[This is a post from Edward Louie, a MS student in the Environmental and Energy Policy program here at Tech. This was an assignment for our Ecological Economics course.]
Tariffs are normally imposed to protect and support domestic manufacturing, in particular emerging industries, by disincentivizing the purchase of imported equivalent products. The higher market price encourages greater supply of the domestic product. Neoclassical economists tend to view tariffs as regulations that distort the free market. They argue that tariffs help domestic producers and the government via increased revenue and taxes at the expense of consumers, and they artificially shield an industry from competition, delaying collapse, but also slowing the innovation needed to be competitive. Tariffs only make sense if the financial gain by the government and increase in domestic demand outweighs the efficiency loss from reduced overall demand due to higher prices.
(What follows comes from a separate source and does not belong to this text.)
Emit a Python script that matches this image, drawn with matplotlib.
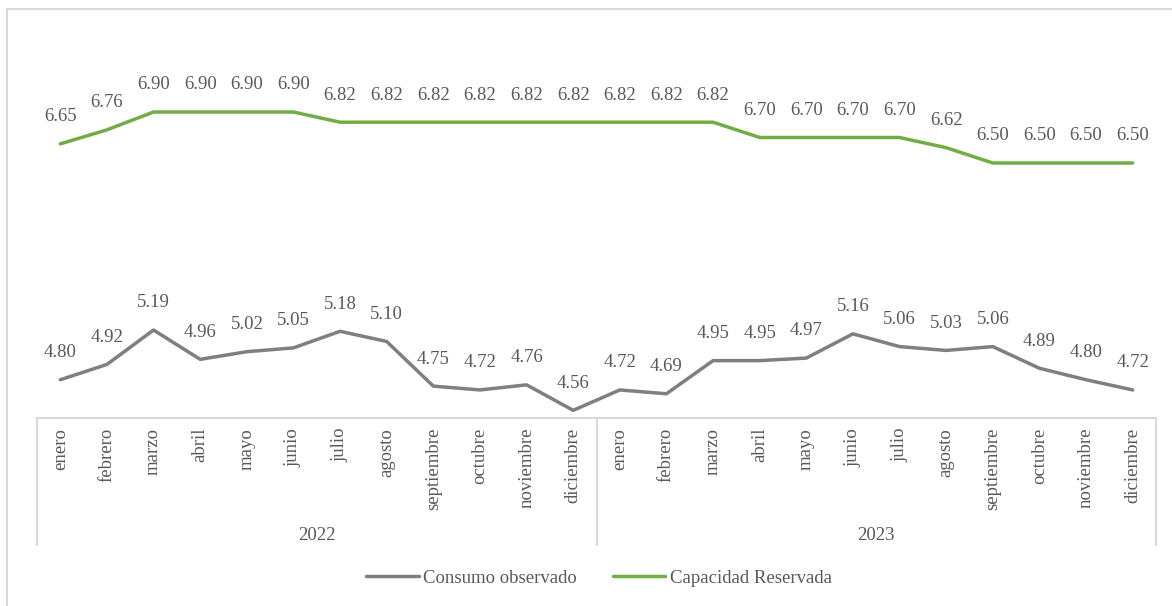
import matplotlib
matplotlib.use("Agg")
import matplotlib.pyplot as plt
from matplotlib.lines import Line2D
import matplotlib.transforms as mtransforms

# Monthly data, two years
months = ["enero", "febrero", "marzo", "abril", "mayo", "junio", "julio",
          "agosto", "septiembre", "octubre", "noviembre", "diciembre"]
years = ["2022", "2023"]

consumo = [4.80, 4.92, 5.19, 4.96, 5.02, 5.05, 5.18, 5.10, 4.75, 4.72, 4.76, 4.56,
           4.72, 4.69, 4.95, 4.95, 4.97, 5.16, 5.06, 5.03, 5.06, 4.89, 4.80, 4.72]
capacidad = [6.65, 6.76, 6.90, 6.90, 6.90, 6.90, 6.82, 6.82, 6.82, 6.82, 6.82, 6.82,
             6.82, 6.82, 6.82, 6.70, 6.70, 6.70, 6.70, 6.62, 6.50, 6.50, 6.50, 6.50]

series_names = ["Consumo observado", "Capacidad Reservada"]
series_colors = ["#7F7F7F", "#70AD47"]

plt.rcParams["font.family"] = ["Liberation Serif", "DejaVu Serif"]
TEXT = "#595959"
GRID = "#D9D9D9"

W, H = 1172, 606
fig = plt.figure(figsize=(W / 100, H / 100), dpi=100)

# chart frame (top and left edges)
fig.add_artist(Line2D([7 / W, 7 / W], [0, 1 - 9 / H], color=GRID, lw=1.5,
                      transform=fig.transFigure))
fig.add_artist(Line2D([7 / W, 1], [1 - 9 / H, 1 - 9 / H], color=GRID, lw=1.5,
                      transform=fig.transFigure))

left, right = 37, 1156
bottom_px, top_px = 418, 35.5
ax = fig.add_axes([left / W, 1 - bottom_px / H, (right - left) / W,
                   (bottom_px - top_px) / H])
ax.set_xlim(-0.5, 23.5)
ax.set_ylim(4.5, 7.5)
for s in ["top", "left", "right"]:
    ax.spines[s].set_visible(False)
ax.spines["bottom"].set_color(GRID)
ax.spines["bottom"].set_linewidth(1.5)
ax.set_xticks([])
ax.set_yticks([])

x = list(range(len(consumo)))
for vals, col in zip([consumo, capacidad], series_colors):
    ax.plot(x, vals, color=col, lw=2.5, solid_capstyle="round",
            solid_joinstyle="round", zorder=3)
    for xi, v in zip(x, vals):
        ax.annotate(f"{v:.2f}", (xi, v), xytext=(0, 19.5), textcoords="offset points",
                    ha="center", va="center", fontsize=13.5, color=TEXT)

# two-level category axis
trans = mtransforms.blended_transform_factory(ax.transData, ax.transAxes)
axis_h = bottom_px - top_px
def below(px):
    return -px / axis_h

for i in x:
    ax.text(i, below(10), months[i % 12], rotation=90, ha="center", va="top",
            fontsize=13.5, color=TEXT, transform=trans, clip_on=False)

for k, yr in enumerate(years):
    ax.text(k * 12 + 5.5, below(118), yr, ha="center", va="center",
            fontsize=13.5, color=TEXT, transform=trans, clip_on=False)

for xs in [-0.5, 11.5, 23.5]:
    ax.add_line(Line2D([xs, xs], [0, below(127)], color=GRID, lw=1.5,
                       transform=trans, clip_on=False))

handles = [Line2D([], [], color=c, lw=2.5, solid_capstyle="round") for c in series_colors]
fig.legend(handles, series_names, loc="center", bbox_to_anchor=(599 / W, 1 - 578 / H),
           ncol=2, frameon=False, fontsize=13.5, handlelength=2.8, handletextpad=0.25,
           columnspacing=1.9, labelcolor=TEXT)

fig.savefig("out.png", dpi=100, facecolor="white")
Throughout the 1990s and into the mid-2000s the cost of solar panels has decreased at a snail’s pace remaining at 3 to 4 dollars a watt that is until 2008 when Chinese manufacturers began mass producing solar panels with low cost labor on an economy of scale. Since 2008, the price of solar panels has plummeted breaking the one dollar per watt barrier in 2011. Beginning in 2012, the U.S. Department of Commerce imposed a 31 percent tariff on solar panels imported from China. The tariff was imposed when several manufacturers of solar panels in the U.S. (including SolarWorld and six others) complained to the Department of Commerce that Chinese factories are subsidizing manufacturing costs in order to flood the market and kill off competition with below-market price panels. These complaints came after several solar manufacturers in the United States and Germany filed for bankruptcy, while the market share of Chinese panels rose to nearly two thirds. However, more than 700 other firms, organized under the Coalition for Affordable Solar Energy, opposed the tariff. The opponents, which include manufacturers, installers and others involved in the solar industry, argue that the tariff will make solar energy less affordable. In 2013 the tariff wars continued with China imposing a 6.5% tariff on U.S. solar polysilicon suppliers. American companies defended their low prices, attributing them to inexpensive hydroelectric power. The European Union also imposed a tariff on Chinese solar panels and Chinese glass used to make solar panels.
Tariffs on solar panels will likely backfire and actually hurt the U.S. solar industry because 52% of U.S. solar jobs are in installation, another 18% in sales and distribution, and more in polysilicon manufacturing (the raw material of solar panels) (Lubin, 2012). In the midst of these tariffs, the average installed price of solar panels in the U.S. has continued to fall. However, it would be a large step backwards if this trend were to fall victim to escalating trade wars. Only time will tell if these tariffs have a positive or negative effect on the U.S. solar industry. With the U.S. solar industry continuing to grow, it may be difficult to identify out the percentage of additional growth or decline that could have been realized had these measures not been implemented. In today’s highly globalized world, it is often difficult to know for certain which economic policy tool to use and its effects and unintended effects.